[Start Data section]
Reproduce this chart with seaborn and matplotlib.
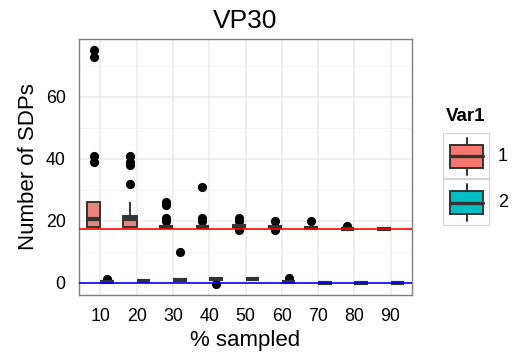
import numpy as np
import pandas as pd
import seaborn as sns
import matplotlib
matplotlib.use("Agg")
import matplotlib.pyplot as plt
from matplotlib.patches import Rectangle
from matplotlib.lines import Line2D

# ---- data ----
pct_sampled = ["10", "20", "30", "40", "50", "60", "70", "80", "90"]
var_levels = ["1", "2"]

var1_samples = [
    [18] * 7 + [19, 19, 20, 20, 20, 21, 24] + [26] * 6 + [39, 41, 73, 75],
    [18] * 8 + [19, 19, 20, 20, 20, 21, 21] + [21.5] * 6 + [26, 32, 38, 39, 41],
    [18] * 20 + [20, 21, 25, 26],
    [18] * 20 + [20, 21, 31],
    [18.2] * 20 + [17, 20, 21],
    [18.1] * 20 + [17, 20],
    [17.6] * 20 + [20],
    [17.4] * 20 + [18.2],
    [17.3] * 20,
]
var2_samples = [
    [0.1] * 20 + [1.3],
    [0.45] * 20,
    [1.0] * 20 + [10],
    [1.1] * 20 + [-0.3],
    [1.1] * 20,
    [0.2] * 20 + [1.5],
    [0.0] * 20,
    [0.0] * 20,
    [0.0] * 20,
]
red_line = 17.3
blue_line = 0.0
palette = ["#F8766D", "#00BFC4"]
edge = "#333333"

rows = []
for p, s1, s2 in zip(pct_sampled, var1_samples, var2_samples):
    for v in s1:
        rows.append((p, "1", v))
    for v in s2:
        rows.append((p, "2", v))
df = pd.DataFrame(rows, columns=["pct", "Var1", "SDPs"])

# ---- figure ----
sns.set_theme(style="white")
plt.rcParams["font.family"] = ["Liberation Sans", "DejaVu Sans"]
plt.rcParams["text.color"] = "black"
plt.rcParams["axes.labelcolor"] = "black"

W, H = 517, 363
fig = plt.figure(figsize=(W / 100, H / 100), dpi=100)
L, R, T, B = 78.7, 412.3, 38.7, 295.3
ax = fig.add_axes([L / W, 1 - B / H, (R - L) / W, (B - T) / H])

sns.boxplot(
    data=df, x="pct", y="SDPs", hue="Var1", order=pct_sampled,
    hue_order=var_levels, palette=palette, width=0.75, gap=0,
    linecolor=edge, linewidth=1.4, dodge=True, legend=False, ax=ax,
    showcaps=False,
    medianprops=dict(color=edge, linewidth=3.0),
    flierprops=dict(marker="o", markerfacecolor="black",
                    markeredgecolor="black", markersize=5.6),
)

ax.axhline(red_line, color="#FF0000", linewidth=1.2, zorder=5)
ax.axhline(blue_line, color="#0000FF", linewidth=1.2, zorder=5)

vals = df["SDPs"]
ymin, ymax = vals.min(), vals.max()
ymin = min(ymin, 0)
rng = ymax - ymin
ax.set_ylim(ymin - 0.05 * rng, ymax + 0.05 * rng)
ax.set_xlim(-0.6, len(pct_sampled) - 1 + 0.6)

ax.set_yticks([0, 20, 40, 60])
ax.set_yticks([10, 30, 50, 70], minor=True)
ax.set_axisbelow(True)
ax.grid(True, which="major", color="#EBEBEB", linewidth=1.1)
ax.grid(True, which="minor", axis="y", color="#F2F2F2", linewidth=0.6)
for sp in ax.spines.values():
    sp.set_color("#7F7F7F")
    sp.set_linewidth(1.0)
ax.tick_params(axis="both", which="major", length=5.5, width=1.1,
               color="#333333", labelsize=12.8, labelcolor="black", pad=4)
ax.tick_params(axis="both", which="minor", length=0)

ax.set_xlabel("% sampled", fontsize=16, labelpad=3)
ax.set_ylabel("Number of SDPs", fontsize=16, labelpad=5)
ax.set_title("VP30", fontsize=19, pad=8, color="black")

# ---- legend (ggplot style, boxplot glyph keys) ----
fig.text(446 / W, 1 - 116.5 / H, "Var1", fontsize=13.5, fontweight="bold",
         ha="left", va="center")
key_tops = [133, 179.5]
for col, lab, top in zip(palette, var_levels, key_tops):
    kx0, kw, kh = 443, 47, 46.5
    kax = fig.add_axes([kx0 / W, 1 - (top + kh) / H, kw / W, kh / H])
    kax.set_xlim(0, 1)
    kax.set_ylim(0, 1)
    kax.axis("off")
    kax.add_patch(Rectangle((0.0, 0.0), 1, 1, facecolor="white",
                            edgecolor="#D4D4D4", linewidth=1.6))
    kax.add_line(Line2D([0.5, 0.5], [0.1, 0.25], color=edge, linewidth=1.4))
    kax.add_line(Line2D([0.5, 0.5], [0.75, 0.9], color=edge, linewidth=1.4))
    kax.add_patch(Rectangle((0.15, 0.25), 0.7, 0.5, facecolor=col,
                            edgecolor=edge, linewidth=1.4))
    kax.add_line(Line2D([0.15, 0.85], [0.5, 0.5], color=edge, linewidth=2.4))
    fig.text(498 / W, 1 - (top + kh / 2) / H, lab, fontsize=13,
             ha="left", va="center")

fig.savefig("out.png", dpi=100)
[End Data section]
**Task objective**
Transcribe the listing above verbatim. Omit the pictures.

**Solution**
Reproduce this chart with seaborn and matplotlib.
import numpy as np
import pandas as pd
import seaborn as sns
import matplotlib
matplotlib.use("Agg")
import matplotlib.pyplot as plt
from matplotlib.patches import Rectangle
from matplotlib.lines import Line2D

# ---- data ----
pct_sampled = ["10", "20", "30", "40", "50", "60", "70", "80", "90"]
var_levels = ["1", "2"]

var1_samples = [
    [18] * 7 + [19, 19, 20, 20, 20, 21, 24] + [26] * 6 + [39, 41, 73, 75],
    [18] * 8 + [19, 19, 20, 20, 20, 21, 21] + [21.5] * 6 + [26, 32, 38, 39, 41],
    [18] * 20 + [20, 21, 25, 26],
    [18] * 20 + [20, 21, 31],
    [18.2] * 20 + [17, 20, 21],
    [18.1] * 20 + [17, 20],
    [17.6] * 20 + [20],
    [17.4] * 20 + [18.2],
    [17.3] * 20,
]
var2_samples = [
    [0.1] * 20 + [1.3],
    [0.45] * 20,
    [1.0] * 20 + [10],
    [1.1] * 20 + [-0.3],
    [1.1] * 20,
    [0.2] * 20 + [1.5],
    [0.0] * 20,
    [0.0] * 20,
    [0.0] * 20,
]
red_line = 17.3
blue_line = 0.0
palette = ["#F8766D", "#00BFC4"]
edge = "#333333"

rows = []
for p, s1, s2 in zip(pct_sampled, var1_samples, var2_samples):
    for v in s1:
        rows.append((p, "1", v))
    for v in s2:
        rows.append((p, "2", v))
df = pd.DataFrame(rows, columns=["pct", "Var1", "SDPs"])

# ---- figure ----
sns.set_theme(style="white")
plt.rcParams["font.family"] = ["Liberation Sans", "DejaVu Sans"]
plt.rcParams["text.color"] = "black"
plt.rcParams["axes.labelcolor"] = "black"

W, H = 517, 363
fig = plt.figure(figsize=(W / 100, H / 100), dpi=100)
L, R, T, B = 78.7, 412.3, 38.7, 295.3
ax = fig.add_axes([L / W, 1 - B / H, (R - L) / W, (B - T) / H])

sns.boxplot(
    data=df, x="pct", y="SDPs", hue="Var1", order=pct_sampled,
    hue_order=var_levels, palette=palette, width=0.75, gap=0,
    linecolor=edge, linewidth=1.4, dodge=True, legend=False, ax=ax,
    showcaps=False,
    medianprops=dict(color=edge, linewidth=3.0),
    flierprops=dict(marker="o", markerfacecolor="black",
                    markeredgecolor="black", markersize=5.6),
)

ax.axhline(red_line, color="#FF0000", linewidth=1.2, zorder=5)
ax.axhline(blue_line, color="#0000FF", linewidth=1.2, zorder=5)

vals = df["SDPs"]
ymin, ymax = vals.min(), vals.max()
ymin = min(ymin, 0)
rng = ymax - ymin
ax.set_ylim(ymin - 0.05 * rng, ymax + 0.05 * rng)
ax.set_xlim(-0.6, len(pct_sampled) - 1 + 0.6)

ax.set_yticks([0, 20, 40, 60])
ax.set_yticks([10, 30, 50, 70], minor=True)
ax.set_axisbelow(True)
ax.grid(True, which="major", color="#EBEBEB", linewidth=1.1)
ax.grid(True, which="minor", axis="y", color="#F2F2F2", linewidth=0.6)
for sp in ax.spines.values():
    sp.set_color("#7F7F7F")
    sp.set_linewidth(1.0)
ax.tick_params(axis="both", which="major", length=5.5, width=1.1,
               color="#333333", labelsize=12.8, labelcolor="black", pad=4)
ax.tick_params(axis="both", which="minor", length=0)

ax.set_xlabel("% sampled", fontsize=16, labelpad=3)
ax.set_ylabel("Number of SDPs", fontsize=16, labelpad=5)
ax.set_title("VP30", fontsize=19, pad=8, color="black")

# ---- legend (ggplot style, boxplot glyph keys) ----
fig.text(446 / W, 1 - 116.5 / H, "Var1", fontsize=13.5, fontweight="bold",
         ha="left", va="center")
key_tops = [133, 179.5]
for col, lab, top in zip(palette, var_levels, key_tops):
    kx0, kw, kh = 443, 47, 46.5
    kax = fig.add_axes([kx0 / W, 1 - (top + kh) / H, kw / W, kh / H])
    kax.set_xlim(0, 1)
    kax.set_ylim(0, 1)
    kax.axis("off")
    kax.add_patch(Rectangle((0.0, 0.0), 1, 1, facecolor="white",
                            edgecolor="#D4D4D4", linewidth=1.6))
    kax.add_line(Line2D([0.5, 0.5], [0.1, 0.25], color=edge, linewidth=1.4))
    kax.add_line(Line2D([0.5, 0.5], [0.75, 0.9], color=edge, linewidth=1.4))
    kax.add_patch(Rectangle((0.15, 0.25), 0.7, 0.5, facecolor=col,
                            edgecolor=edge, linewidth=1.4))
    kax.add_line(Line2D([0.15, 0.85], [0.5, 0.5], color=edge, linewidth=2.4))
    fig.text(498 / W, 1 - (top + kh / 2) / H, lab, fontsize=13,
             ha="left", va="center")

fig.savefig("out.png", dpi=100)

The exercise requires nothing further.